Keywords

1 Introduction

Extreme learning machine (ELM) [1] is a useful learning method for training “generalized” single hidden layer feedforward neural networks (SLFNs), which shows its good performance in various research studies [2]. Compared with traditional neural networks which adjust the network parameters iteratively, in ELM, the input weights and hidden layer biases are randomly generated, while the output weights are analytically determined by using Moore-Penrose (MP) generalized inverse. Due to its extremely fast learning speed, good generalization ability and ease of implementation, ELM has drawn great attention in academia [3, 4]. However, the manually assigned network parameters often degrade the performance of ELM.

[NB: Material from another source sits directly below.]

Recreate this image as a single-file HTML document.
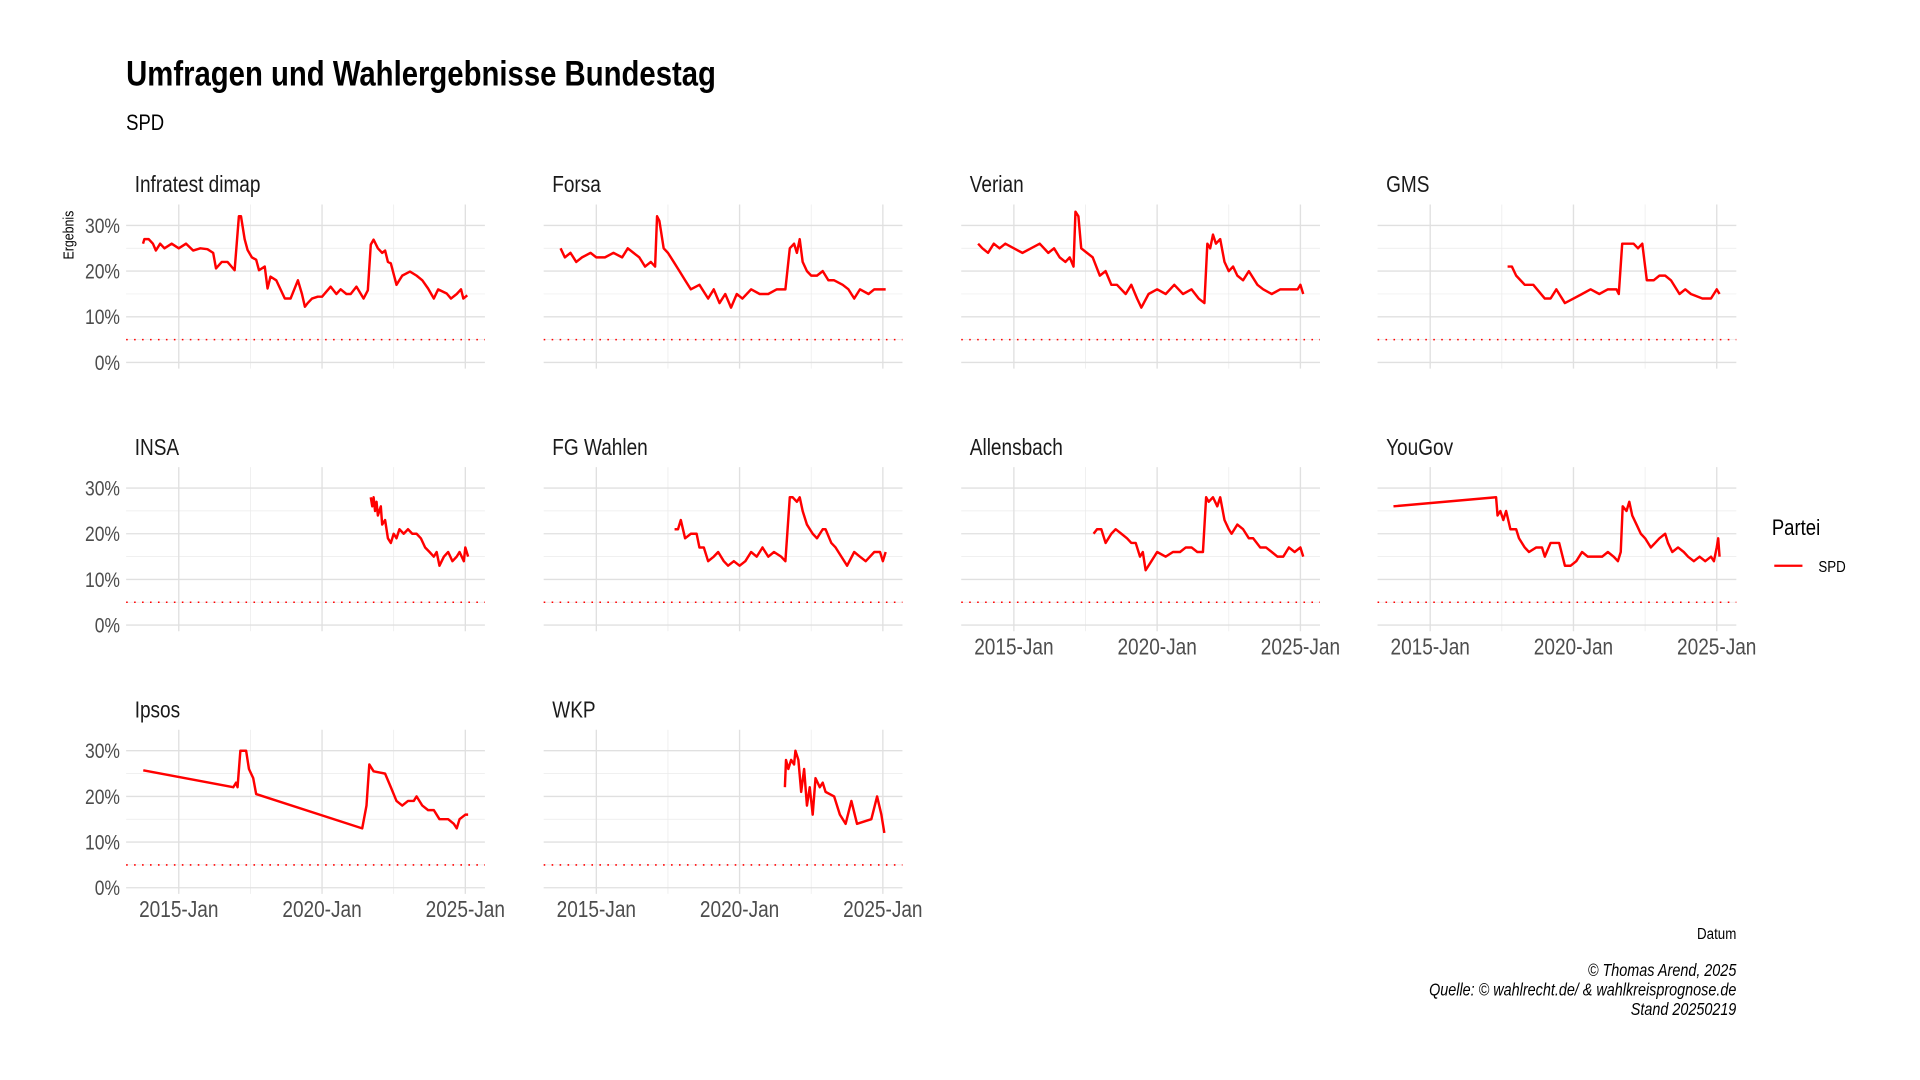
<!DOCTYPE html>
<html><head><meta charset="utf-8">
<style>
html,body{margin:0;padding:0;background:#fff;}
svg{display:block;}
text{font-family:"Liberation Sans Narrow","Liberation Sans",sans-serif;}
</style></head>
<body>
<svg id="chart" width="1920" height="1080" viewBox="0 0 1568 882" preserveAspectRatio="none" xmlns="http://www.w3.org/2000/svg">
<rect width="1568" height="882" fill="#fff"/>
<text x="103" y="70" font-size="28.5" font-weight="bold" fill="#000">Umfragen und Wahlergebnisse Bundestag</text>
<text x="103" y="106" font-size="18" fill="#000">SPD</text>
<text transform="translate(60,192) rotate(-90)" text-anchor="middle" font-size="12" fill="#000">Ergebnis</text>
<text x="1447" y="437" font-size="18" fill="#000">Partei</text>
<line x1="1449" y1="462" x2="1472" y2="462" stroke="#ff0000" stroke-width="1.8"/>
<text x="1485" y="467" font-size="13" fill="#000">SPD</text>
<text x="1418" y="767" font-size="13" text-anchor="end" fill="#000">Datum</text>
<g font-size="14" font-style="italic" text-anchor="end" fill="#000">
<text x="1418" y="797">© Thomas Arend, 2025</text>
<text x="1418" y="813">Quelle: © wahlrecht.de/ &amp; wahlkreisprognose.de</text>
<text x="1418" y="829">Stand 20250219</text>
</g>
<g id="panels"></g>
</svg>
<script>
const pollsters = ["Infratest dimap","Forsa","Verian","GMS","INSA","FG Wahlen","Allensbach","YouGov","Ipsos","WKP"];
const yTicks = [0,10,20,30];
const yTickLabels = ["0%","10%","20%","30%"];
const xTicks = [2015,2020,2025];
const xTickLabels = ["2015-Jan","2020-Jan","2025-Jan"];
const threshold = 5;

const infratestYears = [2013.75,2013.8,2013.95,2014.1,2014.2,2014.35,2014.5,2014.75,2015.0,2015.25,2015.5,2015.75,2016.0,2016.2,2016.3,2016.5,2016.7,2016.95,2017.1,2017.17,2017.3,2017.4,2017.55,2017.7,2017.8,2018.0,2018.1,2018.2,2018.4,2018.7,2018.9,2019.16,2019.3,2019.4,2019.5,2019.65,2019.85,2020.0,2020.3,2020.5,2020.65,2020.85,2021.0,2021.2,2021.45,2021.6,2021.7,2021.8,2021.95,2022.1,2022.2,2022.3,2022.4,2022.6,2022.8,2023.07,2023.3,2023.5,2023.7,2023.9,2024.05,2024.35,2024.5,2024.7,2024.85,2024.93,2025.07];
const infratestValues = [26,27,27,26,24.5,26,25,26,25,26,24.5,25,24.8,24,20.6,22,22,20.2,32,32,27,24.6,23,22.5,20.2,21,16.2,18.8,18,14,14,18,15,12.2,13,14,14.4,14.4,16.6,15,16,15,15,16.6,14,15.8,25.8,26.9,25,24,24.5,22,21.7,17,19,19.9,19,18,16.2,14,16,15.1,14,15,16,14,14.7];

const forsaYears = [2013.75,2013.9,2014.1,2014.3,2014.5,2014.8,2015.0,2015.3,2015.6,2015.9,2016.1,2016.3,2016.5,2016.7,2016.9,2017.05,2017.12,2017.2,2017.35,2017.5,2017.7,2017.9,2018.1,2018.3,2018.6,2018.9,2019.1,2019.3,2019.5,2019.7,2019.9,2020.1,2020.4,2020.7,2021.0,2021.3,2021.6,2021.75,2021.9,2022.0,2022.1,2022.2,2022.35,2022.5,2022.7,2022.9,2023.1,2023.3,2023.6,2023.8,2024.0,2024.2,2024.5,2024.7,2024.9,2025.1];
const forsaValues = [25,23,24,22,23,24,23,23,24,23,25,24,23,21,22,21,32,31,25,24,22,20,18,16,17,14,16,13,15,12,15,14,16,15,15,16,16,25,26,24,27,22,20,19,19,20,18,18,17,16,14,16,15,16,16,16];

const verianYears = [2013.75,2013.9,2014.1,2014.3,2014.5,2014.7,2015.0,2015.3,2015.6,2015.9,2016.2,2016.4,2016.6,2016.8,2016.95,2017.08,2017.15,2017.25,2017.35,2017.55,2017.75,2018.0,2018.2,2018.4,2018.6,2018.9,2019.1,2019.3,2019.45,2019.7,2020.0,2020.3,2020.6,2020.9,2021.2,2021.45,2021.65,2021.75,2021.85,2021.95,2022.05,2022.2,2022.35,2022.5,2022.65,2022.8,2023.0,2023.2,2023.5,2023.7,2024.0,2024.3,2024.6,2024.9,2025.0,2025.1];
const verianValues = [26,25,24,26,25,26,25,24,25,26,24,25,23,22,23,21,33,32,25,24,23,19,20,17,17,15,17,14,12,15,16,15,17,15,16,14,13,26,25,28,26,27,22,20,21,19,18,20,17,16,15,16,16,16,17,15];

const gmsYears = [2017.7,2017.85,2018.0,2018.3,2018.6,2019.0,2019.2,2019.4,2019.7,2020.0,2020.3,2020.6,2020.9,2021.2,2021.5,2021.58,2021.7,2021.9,2022.1,2022.25,2022.4,2022.56,2022.8,2023.0,2023.2,2023.4,2023.7,2023.9,2024.1,2024.5,2024.8,2025.0,2025.1];
const gmsValues = [21,21,19,17,17,14,14,16,13,14,15,16,15,16,16,15,26,26,26,25,26,18,18,19,19,18,15,16,15,14,14,16,15];

const insaYears = [2021.7,2021.75,2021.8,2021.85,2021.9,2021.95,2022.05,2022.1,2022.2,2022.3,2022.4,2022.5,2022.6,2022.7,2022.85,2023.0,2023.15,2023.3,2023.45,2023.6,2023.75,2023.9,2024.0,2024.1,2024.25,2024.4,2024.55,2024.7,2024.8,2024.95,2025.0,2025.1];
const insaValues = [28,26,28,25,27,24,26,22,23,19,18,20,19,21,20,21,20,20,19,17,16,15,16,13,15,16,14,15,16,14,17,15];

const fgYears = [2017.73,2017.85,2017.95,2018.1,2018.3,2018.5,2018.6,2018.75,2018.9,2019.1,2019.25,2019.45,2019.6,2019.8,2020.0,2020.2,2020.4,2020.6,2020.8,2021.0,2021.2,2021.45,2021.6,2021.75,2021.85,2022.0,2022.1,2022.2,2022.35,2022.55,2022.7,2022.9,2023.0,2023.2,2023.35,2023.55,2023.75,2024.0,2024.2,2024.4,2024.7,2024.9,2025.0,2025.1];
const fgValues = [21,21,23,19,20,20,17,17,14,15,16,14,13,14,13,14,16,15,17,15,16,15,14,28,28,27,28,25,22,20,19,21,21,18,17,15,13,16,15,14,16,16,14,16];

const allensbachYears = [2017.78,2017.9,2018.05,2018.2,2018.4,2018.55,2018.75,2018.95,2019.1,2019.25,2019.4,2019.5,2019.6,2019.8,2020.0,2020.3,2020.55,2020.8,2021.0,2021.2,2021.4,2021.6,2021.71,2021.8,2021.95,2022.1,2022.2,2022.35,2022.5,2022.6,2022.8,2023.0,2023.2,2023.35,2023.6,2023.8,2024.0,2024.2,2024.4,2024.6,2024.8,2025.0,2025.1];
const allensbachValues = [20,21,21,18,20,21,20,19,18,18,15,16,12,14,16,15,16,16,17,17,16,16,28,27,28,26,28,23,21,20,22,21,19,19,17,17,16,15,15,17,16,17,15];

const yougovYears = [2013.72,2017.3,2017.35,2017.45,2017.55,2017.65,2017.8,2018.0,2018.1,2018.3,2018.45,2018.7,2018.9,2019.0,2019.2,2019.5,2019.7,2019.9,2020.1,2020.3,2020.5,2020.8,2021.0,2021.2,2021.4,2021.55,2021.65,2021.72,2021.85,2021.95,2022.05,2022.2,2022.35,2022.5,2022.7,2022.85,2023.0,2023.2,2023.3,2023.45,2023.65,2023.85,2024.0,2024.2,2024.4,2024.6,2024.8,2024.9,2025.0,2025.05,2025.1];
const yougovValues = [26,28,24,25,23,25,21,21,19,17,16,17,17,15,18,18,13,13,14,16,15,15,15,16,15,14,16,26,25,27,24,22,20,19,17,18,19,20,18,16,17,16,15,14,15,14,15,14,17,19,15];

const ipsosYears = [2013.76,2016.9,2017.0,2017.05,2017.15,2017.35,2017.45,2017.6,2017.7,2021.4,2021.55,2021.65,2021.8,2022.2,2022.4,2022.6,2022.8,2023.0,2023.2,2023.3,2023.5,2023.7,2023.9,2024.1,2024.4,2024.6,2024.7,2024.8,2025.0,2025.1];
const ipsosValues = [25.7,22,23,22,30,30,26,24,20.5,13,18,27,25.5,25,22,19,18,19,19,20,18,17,17,15,15,14,13,15,16,16];

const wkpYears = [2021.58,2021.62,2021.7,2021.8,2021.9,2021.95,2022.05,2022.15,2022.25,2022.35,2022.45,2022.55,2022.65,2022.8,2022.9,2023.0,2023.3,2023.5,2023.7,2023.9,2024.1,2024.6,2024.8,2024.95,2025.05];
const wkpValues = [22,28,26,28,27,30,28,21,26,18,22,16,24,22,23,21,20,16,14,19,14,15,20,16,12];

const allYears = [infratestYears,forsaYears,verianYears,gmsYears,insaYears,fgYears,allensbachYears,yougovYears,ipsosYears,wkpYears];
const allValues = [infratestValues,forsaValues,verianValues,gmsValues,insaValues,fgValues,allensbachValues,yougovValues,ipsosValues,wkpValues];

const NS = "http://www.w3.org/2000/svg";
const root = document.getElementById('panels');
const colX0 = [103,444,785,1125];
const rowY0 = [296,510.5,725];
const pw = 293, pxPerYear = 23.4, pxPerPct = 3.73;
const xDomainStart = 2015 - 43/23.4;
const xScale = (p, yr) => colX0[p % 4] + (yr - xDomainStart) * pxPerYear;
const yScale = (p, v) => rowY0[Math.floor(p / 4)] - v * pxPerPct;
const hasXLabels = [false,false,false,false,false,false,true,true,true,true];

function mk(tag, attrs, parent){
  const e = document.createElementNS(NS, tag);
  for (const k in attrs) e.setAttribute(k, attrs[k]);
  parent.appendChild(e);
  return e;
}

pollsters.forEach((name, p) => {
  const g = mk('g', {}, root);
  
  
  const x0 = colX0[p % 4], x1 = x0 + pw;
  const y0 = rowY0[Math.floor(p / 4)];
  const top = y0 - 129, bot = y0 + 5;
  [5,15,25].forEach(v => {
    const l = mk('line', {x1:x0, x2:x1, y1:yScale(p,v), y2:yScale(p,v), stroke:'#ebebeb', 'stroke-width':0.6}, g);
    
    
  });
  [2017.5,2022.5].forEach(t => {
    const l = mk('line', {x1:xScale(p,t), x2:xScale(p,t), y1:top, y2:bot, stroke:'#ebebeb', 'stroke-width':0.6}, g);
    
    
  });
  yTicks.forEach((v, i) => {
    const l = mk('line', {x1:x0, x2:x1, y1:yScale(p,v), y2:yScale(p,v), stroke:'#e0e0e0', 'stroke-width':1.1}, g);
    
    
    if (p % 4 === 0) {
      const t = mk('text', {x:x0 - 5, y:yScale(p,v) + 6, 'text-anchor':'end', 'font-size':17, fill:'#4d4d4d'}, g);
      t.textContent = yTickLabels[i];
      
      
    }
  });
  xTicks.forEach((yr, i) => {
    const l = mk('line', {x1:xScale(p,yr), x2:xScale(p,yr), y1:top, y2:bot, stroke:'#e0e0e0', 'stroke-width':1.1}, g);
    
    
    if (hasXLabels[p]) {
      const t = mk('text', {x:xScale(p,yr), y:y0 + 24, 'text-anchor':'middle', 'font-size':18.5, fill:'#4d4d4d'}, g);
      t.textContent = xTickLabels[i];
      
      
    }
  });
  const th = mk('line', {x1:x0, x2:x1, y1:yScale(p,threshold), y2:yScale(p,threshold), stroke:'#ff0000', 'stroke-width':1.3, 'stroke-dasharray':'1.3 5.2'}, g);
  
  
  const st = mk('text', {x:x0 + 7, y:y0 - 139, 'font-size':18.5, fill:'#1a1a1a'}, g);
  st.textContent = name;
  
  
  const yrs = allYears[p], vals = allValues[p];
  const d = yrs.map((yr, i) => (i ? 'L' : 'M') + xScale(p, yr).toFixed(1) + ',' + yScale(p, vals[i]).toFixed(1)).join(' ');
  const path = mk('path', {d:d, fill:'none', stroke:'#ff0000', 'stroke-width':2, 'stroke-linejoin':'round'}, g);
  
  
});

// condense text to mimic a narrow font
document.querySelectorAll('#chart text').forEach(t => {
  const w = t.getComputedTextLength();
  if (w > 0) {
    t.setAttribute('textLength', (w * 0.84).toFixed(1));
    t.setAttribute('lengthAdjust', 'spacingAndGlyphs');
  }
});
</script>
</body></html>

In order to enhance the performance of ELM, researchers have proposed a number of improved methods from different perspectives, such as ensemble learning [5], voting scheme [6], weighting method [7] and instance cloning [4]. Liu and Wang [5] embedded ensemble learning into the training phase of ELM to mitigate the overfitting problem and improve the predictive stability. Cao et al. [6] incorporated multiple independent ELM models into a unified framework to enhance the performance in a voting manner. Zong et al. [7] proposed a weighting scheme method for ELM by assigning different weights for each example. The aforementioned methods for ELM have achieved good performance in some specific problems. However, they do not solve the primary problem in ELM (i.e., the random generation of the network parameters). Therefore, the performance of the above-mentioned methods may be compromised. How to select suitable network parameters for ELM is still an opening problem.

In reality, the original data can provide valuable information according to its different representations. Therefore, it is imperative for ELM to determine the network parameters based on the original data. A straightforward approach to solve the above problem is to use the idea of autoencoder. Autoencoder [8] is a special case of artificial neural network usually used for unsupervised learning, where the output layer are with the same neurons as the input layer. In autoencoder, the learning procedure can be divided into the processes of encoding and decoding [9, 10]. The input data is mapped to a high-level representation in the encoding stage, while the high-level representation is mapped back to the original input data in the decoding stage. By doing so, autoencoder can explore the underlying data information and encode these information into the output weights.

Based on the above observations, in this paper, we propose a novel pre-trained extreme learning machine (P-ELM for short), where an ELM-based autoencoder (ELM-AE) is adopted to pre-train the suitable network parameters. The proposed P-ELM encodes the data information into the learned network parameters, which can achieve satisfactory performance for further learning. Experiments on face image recognition and handwritten image annotation applications demonstrate that the proposed P-ELM consistently outperforms other state-of-the-art ELM algorithms. The advantages of P-ELM can be summarized as follows:

  • P-ELM falls into the category of data-driven methods, which can successfully find the proper network parameters for further learning.

  • P-ELM is simple in both theory and implementation, which inherits the advantages of the original ELM.

  • P-ELM is a nonlinear learning model and flexible in modeling different complex real-world relationships.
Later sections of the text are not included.